I have recently been writing a Rust FFI for (an obscure dynamic array-language) Q. Unlike the OP, I didn't do it for speedups - in fact my Rust code is no faster than native Q. However there are other reasons to write FFIs - to benefit from Rust's extremely powerful type system, which can all-but-guarantee a program's correctness.

For example I recently spent a fortnight trying to write a parser for a complex binary file format in Q, but the dynamic typing got in the way. I would constantly find that some invariant would get broken without my understanding how, and refactoring was a matter of "change this here, run until it breaks, then fix, repeat". Eventually I gave up and rewrote in Rust. It took the same amount of time but the implementation is rock solid and I am confident that it won't ever crash and that e.g. malformed data will be identified and handled correctly.

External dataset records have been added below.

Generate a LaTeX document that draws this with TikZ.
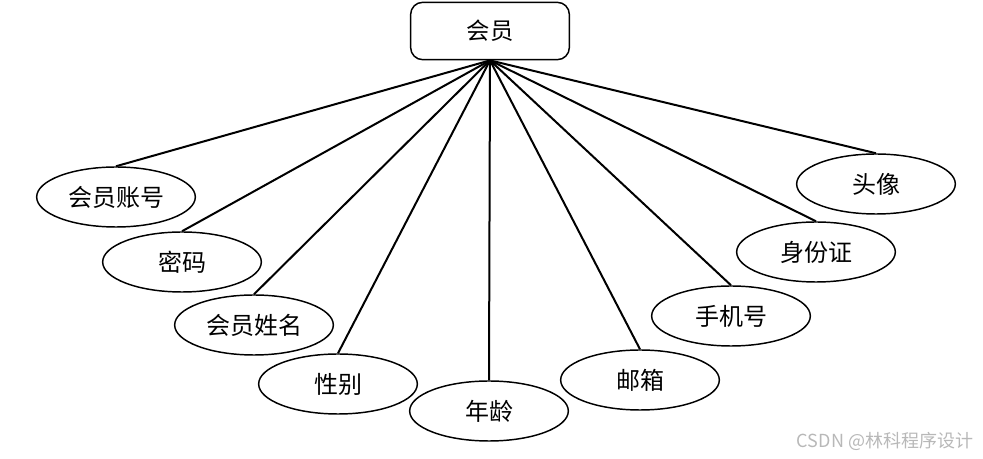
\documentclass[tikz,border=0pt]{standalone}
\usepackage{fontspec}
\newfontfamily\cjk{Noto Sans CJK SC}
\usetikzlibrary{shapes.geometric}

\tikzset{
	entity/.style={draw,line width=1.1pt,rounded corners=9pt,minimum width=119pt,minimum height=43pt,inner sep=0pt,font=\cjk\fontsize{17.5}{20}\selectfont},
	attr/.style={draw,ellipse,line width=1.1pt,minimum width=119pt,minimum height=45pt,inner sep=0pt,font=\cjk\fontsize{18}{20}\selectfont},
	link/.style={line width=1.5pt}
}

\begin{document}
\begin{tikzpicture}[x=0.75pt,y=-0.75pt]
	\useasboundingbox (0,0) rectangle (983,459);
	\node[entity] (huiyuan) at (490,31) {会员};
	% attributes, left to right
	\node[attr] (zhanghao) at (116,197) {会员账号};
	\node[attr] (mima) at (182,262) {密码};
	\node[attr] (xingming) at (254,325) {会员姓名};
	\node[attr] (xingbie) at (338,384) {性别};
	\node[attr] (nianling) at (489,411) {年龄};
	\node[attr] (youxiang) at (640,380) {邮箱};
	\node[attr] (shouji) at (731,316) {手机号};
	\node[attr] (shenfen) at (816,252) {身份证};
	\node[attr] (touxiang) at (876,184) {头像};
	\foreach \n in {zhanghao,mima,xingming,xingbie,nianling,youxiang,shouji,shenfen,touxiang}{
		\draw[link] (huiyuan.south) -- (\n.north);
	}
	\node[text=black!28,font=\cjk\fontsize{13.5}{15}\selectfont] (mark) at (885,441) {CSDN @林科程序设计};
\end{tikzpicture}
\end{document}
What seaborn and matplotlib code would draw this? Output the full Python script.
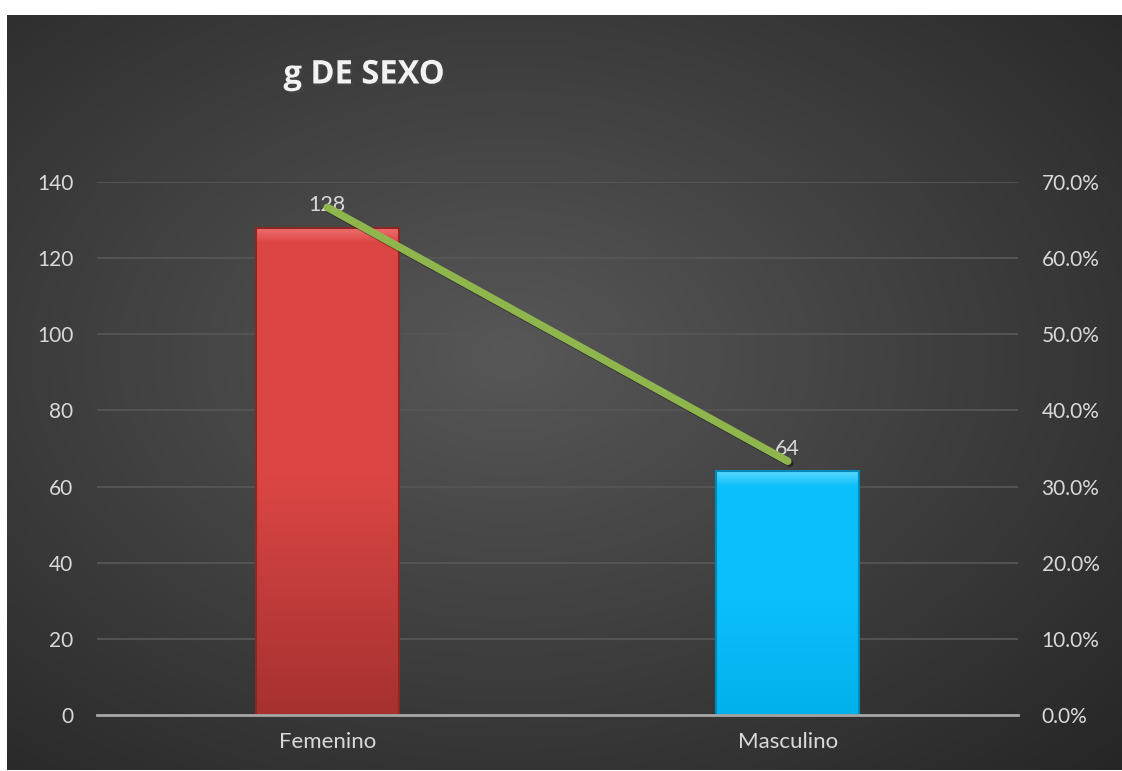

I am now getting into the habit of reaching for Rust whenever I get bogged down with another language - it makes everything else seem brittle and slow.


Maybe it is just me, but whenever I come across a type as ugly as * const * const c_char I would create a type alias. That way I can remember what it is a month later. Would this work in Rust?

    type c_str = *const c_char
    type c_str_arr = *const c_str

    pub extern fn get_stuff(array: c_str_arr, length: size_t) -> c_str {...}


Yes, that exact code would work, except with some extra semicolons.